Poza ogólną historią instrumentów ludowych autorka prezentuje grupy idiofonów, membranofonów, chordofonów i aerofonów. Dla przeciętnego czytelnika podział ten wynikający ze sposobu pobudzania i konstrukcji instrumentu brzmi dość tajemniczo, ale znajdziemy tu opisy i zdjęcia m.in. kołatek, drumli, harmonii ( to idiofony), bębnów (membranofony), skrzypiec diabelskich, cymbałów (to chordofony), oraz piszczałek, dud wielkopolskich, kozłów weselnych, klarnetów, kornetów, puzonów i waltorni (to aerofony). Niektóre z tych instrumentów obecnie są wykorzystywane w muzyce klasycznej czy jazzowej.
Ważnym i ciekawym zjawiskiem polskiego folkloru są kapele ludowe, których składy różnią się znacznie i związane są z regionami etnograficznym Polski. Temu tematowi poświęcony jest odrębny rozdział książki .
Publikacja jest bogato ilustrowana , w zdecydowanej większości ikonografia pochodzi ze zbiorów Muzeum Ludowych Instrumentów Muzycznych w Szydłowcu.
Red lipstick monster – Ewa Grzelakowska-Kostoglu. Kraków: Znak, 2015.
Pierwsza taka polska książka o kosmetycznym DIY, przygotowana przez jedną z najoryginalniejszych kobiet polskiego YouTube’a – Ewę Grzelakowską-Kostoglu, autorkę kanału „Red Lipstick Monster” oraz bestsellerowych „Tajników makijażu”.
Razem z Ewą w prosty i szybki sposób przygotujesz nie tylko doskonałe, domowe kosmetyki, lecz także wspaniałe gadżety, które staną się praktycznymi pomocnikami na co dzień!
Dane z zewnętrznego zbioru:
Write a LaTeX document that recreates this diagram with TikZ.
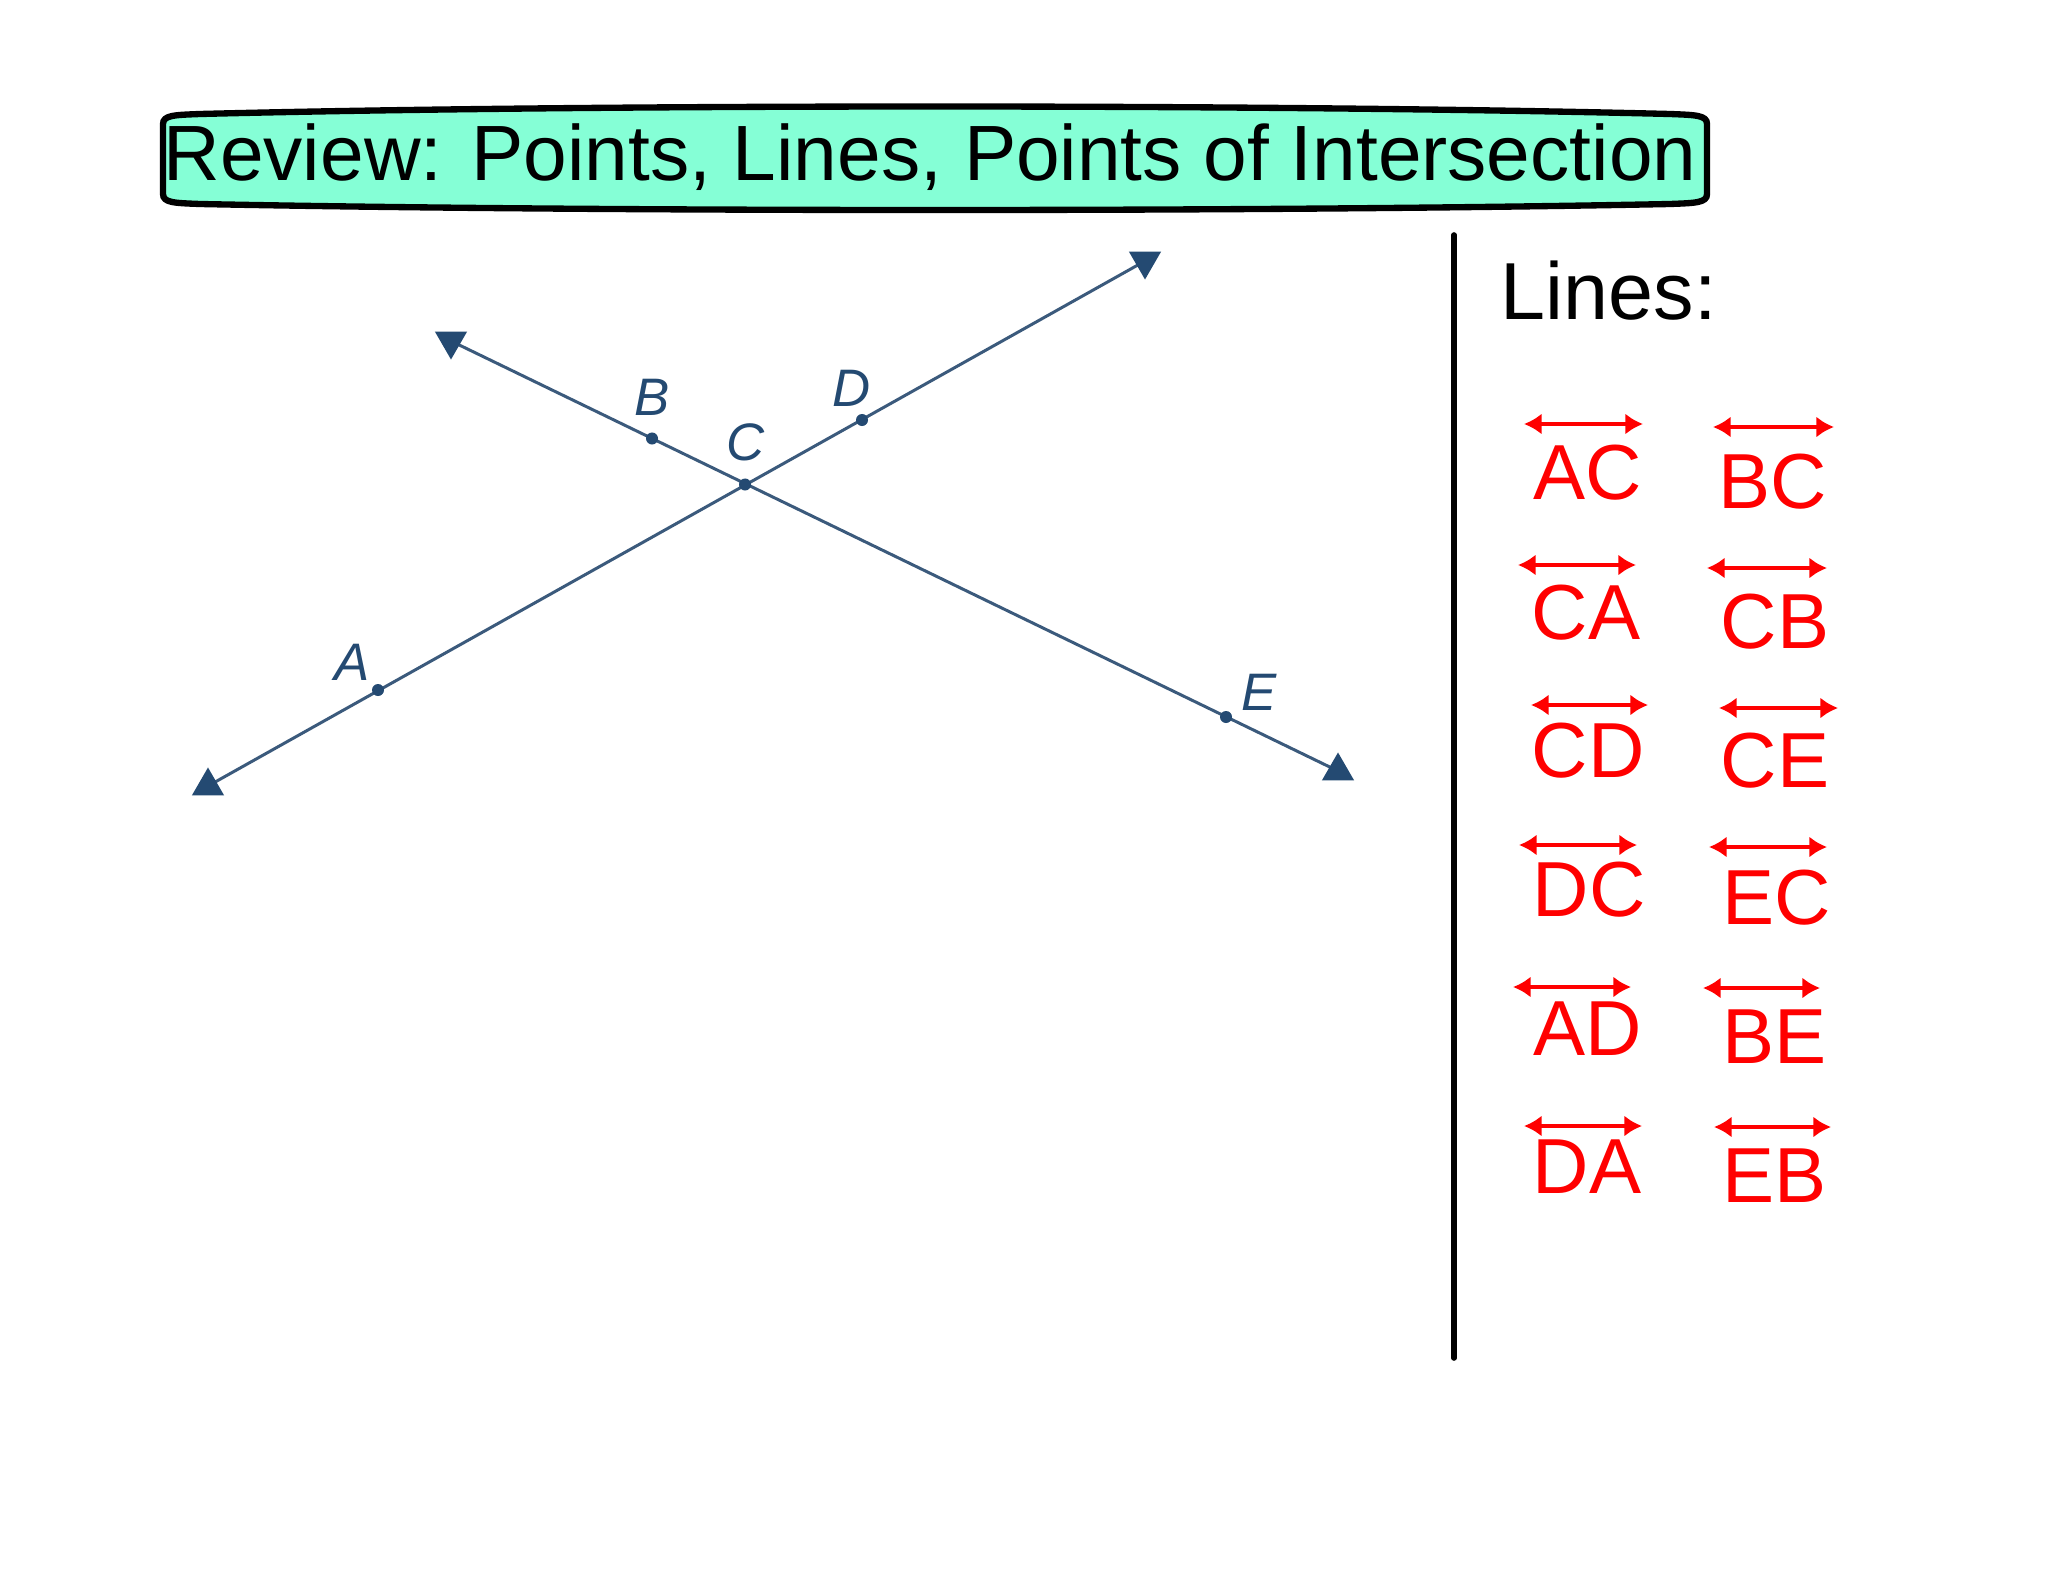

Zobacz, jak łatwo i szybko przygotować:
- aromatyczne kule do kąpieli, które zamienią twoją łazienkę w domowe SPA,
- aksamitne masło do ciała pachnące niczym deser,
- a nawet prosty i uniwersalny organizer ułatwiający utrzymanie ładu na biurku i toaletce.
Te i wiele innych niepublikowanych wcześniej przepisów DIY sprawią, że przestaniesz wydawać fortunę w drogeriach i designerskich sklepach! Stworzysz wyjątkowe i piękne przedmioty, których nie można znaleźć w popularnych sieciówkach!